Innowacyjna fermentacja
Od samego początku w żywieckim browarze piwo jasne warzono wedle innowacyjnej, jak na owe czasy, metody fermentacji dolnej, w przeciwieństwie do istniejących wcześniej browarów folwarcznych, w których stosowano proces fermentacji górnej. W 1881 roku zaczęto produkować piwo ciemne gatunkowe porter. Żywiecki browar w ciągu półtora wieku z lokalnego galicyjskiego zakładu produkcyjnego przeistoczył się w jedno z najnowocześniejszych przedsiębiorstw tego typu na świecie.

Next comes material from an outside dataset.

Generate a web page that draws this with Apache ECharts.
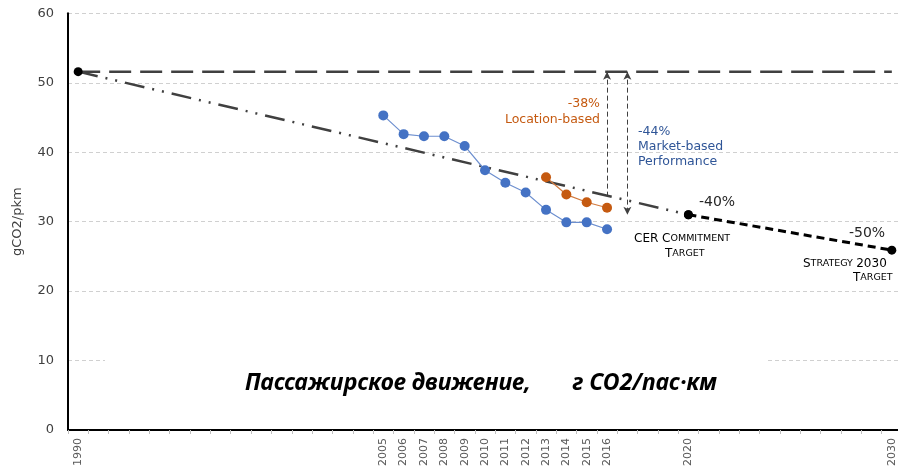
<!DOCTYPE html>
<html><head><meta charset="utf-8">
<script src="https://cdn.jsdelivr.net/npm/echarts@6/dist/echarts.min.js"></script>
<style>html,body{margin:0;padding:0;background:#fff;overflow:hidden}#c{width:902px;height:469px}</style>
</head><body><div id="c"></div>
<script>
// ---- data ----
var years = [];
for (var y = 1990; y <= 2030; y++) years.push(String(y));
var labelYears = ['1990','2005','2006','2007','2008','2009','2010','2011','2012','2013','2014','2015','2016','2020','2030'];
var yTicks = [0, 10, 20, 30, 40, 50, 60];
var baseline = 51.6;
var marketYears = ['2005','2006','2007','2008','2009','2010','2011','2012','2013','2014','2015','2016'];
var marketValues = [45.3, 42.6, 42.3, 42.3, 40.9, 37.4, 35.6, 34.2, 31.7, 29.9, 29.9, 28.9];
var locationYears = ['2013','2014','2015','2016'];
var locationValues = [36.4, 33.9, 32.8, 32.0];
var trendYears = ['1990','2020'];
var trendValues = [51.6, 31.0];
var targetYears = ['2020','2030'];
var targetValues = [31.0, 25.9];
var locArrow = [['2016', 51.6], ['2016', 33.8]];
var mktArrow = [['2017', 51.6], ['2017', 31.0]];

function pairs(xs, vs){ return xs.map(function(x,i){ return [x, vs[i]]; }); }

var chart = echarts.init(document.getElementById('c'));
var txt = '#262626';
var sc = { a: { fontSize: 12, fontFamily: 'DejaVu Sans', color: txt }, b: { fontSize: 9.5, fontFamily: 'DejaVu Sans', color: txt } };
chart.setOption({
  animation: false,
  title: {
    text: 'Пассажирское движение,       г CO2/пас·км',
    left: 105, top: 350,
    backgroundColor: '#fff',
    padding: [22, 50, 10, 140],
    textStyle: { fontFamily: 'Noto Sans', fontStyle: 'italic', fontWeight: 'bold', fontSize: 23, color: '#000' }
  },
  grid: { left: 68, right: 0, top: 13.3, bottom: 35.7, containLabel: false },
  xAxis: {
    type: 'category', data: years, boundaryGap: true,
    axisLine: { lineStyle: { color: '#000', width: 2 } },
    axisTick: { show: true, interval: 0, length: 4, lineStyle: { color: '#bfbfbf' } },
    axisLabel: {
      interval: 0, rotate: 90, fontSize: 11, color: '#595959', fontFamily: 'DejaVu Sans', margin: 8,
      formatter: function(v){ return labelYears.indexOf(v) >= 0 ? v : ''; }
    },
    splitLine: { show: false }
  },
  yAxis: {
    type: 'value', min: 0, max: 60, interval: 10,
    name: 'gCO2/pkm', nameLocation: 'middle', nameGap: 44, nameRotate: 90,
    nameTextStyle: { fontSize: 13, color: '#404040', fontFamily: 'DejaVu Sans' },
    axisLine: { show: true, lineStyle: { color: '#000', width: 2 } },
    axisTick: { show: false },
    axisLabel: { fontSize: 13, color: '#404040', fontFamily: 'DejaVu Sans', margin: 14 },
    splitLine: { show: true, lineStyle: { color: '#d0d0d0', type: [4, 3], width: 1 } }
  },
  series: [
    { type: 'line', z: 1, data: pairs(['1990','2030'], [baseline, baseline]), symbol: 'none',
      lineStyle: { color: '#404040', width: 2.5, type: [22, 9] } },
    { type: 'line', z: 3, data: pairs(trendYears, trendValues), symbol: 'circle', symbolSize: 9,
      itemStyle: { color: '#000' },
      lineStyle: { color: '#404040', width: 2.5, type: [20, 8, 2, 8, 2, 8] },
      markLine: {
        silent: true, symbol: ['arrow', 'none'], symbolSize: [6, 8],
        label: { show: false },
        lineStyle: { color: '#404040', width: 1, type: [5, 3] },
        data: [
          [{ coord: locArrow[0] }, { coord: locArrow[1] }],
          [{ coord: mktArrow[0], symbol: 'arrow' }, { coord: mktArrow[1], symbol: 'arrow' }]
        ]
      } },
    { type: 'line', z: 3, data: pairs(targetYears, targetValues), symbol: 'circle', symbolSize: 9,
      itemStyle: { color: '#000' },
      lineStyle: { color: '#000', width: 3, type: [8, 5] } },
    { type: 'line', z: 4, data: pairs(marketYears, marketValues), symbol: 'circle', symbolSize: 10,
      itemStyle: { color: '#4472C4' },
      lineStyle: { color: '#6d8fcf', width: 1.2 } },
    { type: 'line', z: 4, data: pairs(locationYears, locationValues), symbol: 'circle', symbolSize: 10,
      itemStyle: { color: '#C55A11' },
      lineStyle: { color: '#d27a3e', width: 1.2 } }
  ],
  graphic: [
    { type: 'text', x: 600, y: 96, style: { text: '-38%\nLocation-based', fill: '#C55A11', font: '12.5px "DejaVu Sans"', align: 'right', lineHeight: 16 } },
    { type: 'text', left: 638, top: 124, style: { text: '-44%\nMarket-based\nPerformance', fill: '#2F5597', font: '12.5px "DejaVu Sans"', lineHeight: 15 } },
    { type: 'text', left: 699, top: 195, style: { text: '-40%', fill: txt, font: '14px "DejaVu Sans"' } },
    { type: 'text', left: 849, top: 226, style: { text: '-50%', fill: txt, font: '14px "DejaVu Sans"' } },
    { type: 'text', left: 634, top: 233, style: { rich: sc, text: '{a|CER C}{b|OMMITMENT}' } },
    { type: 'text', left: 665, top: 248, style: { rich: sc, text: '{a|T}{b|ARGET}' } },
    { type: 'text', left: 803, top: 258, style: { rich: sc, text: '{a|S}{b|TRATEGY} {a|2030}' } },
    { type: 'text', left: 853, top: 272, style: { rich: sc, text: '{a|T}{b|ARGET}' } }
  ]
});
</script></body></html>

Muzeum Browaru Żywiec zostało otwarte w 2006 roku z okazji 150-lecia browaru i od razu stało się jedną z największych i najnowocześniejszych placówek tego typu w Polsce. Z końcem 2016 roku muzeum zaprezentowało swoje nowe oblicze – odnowiono większość pomieszczeń i postawiono na jeszcze większą multimedialność. Jest jednym z obiektów Szlaku Zabytków Techniki Województwa Śląskiego wyróżnionym tytułem Gwiazdy Techniki. Od 2010 roku jest tak zwanym punktem kotwicznym Europejskiego Szlaku Dziedzictwa Przemysłowego, co świadczy o jego znaczeniu dla przemysłowej historii Europy. Rocznie pojawia się tu blisko 100 tysięcy gości z Polski i zagranicy. |
Zwiedzanie: od wtorku do niedzieli w godzinach od 10-18, konieczna jest wcześniejsza rezerwacja.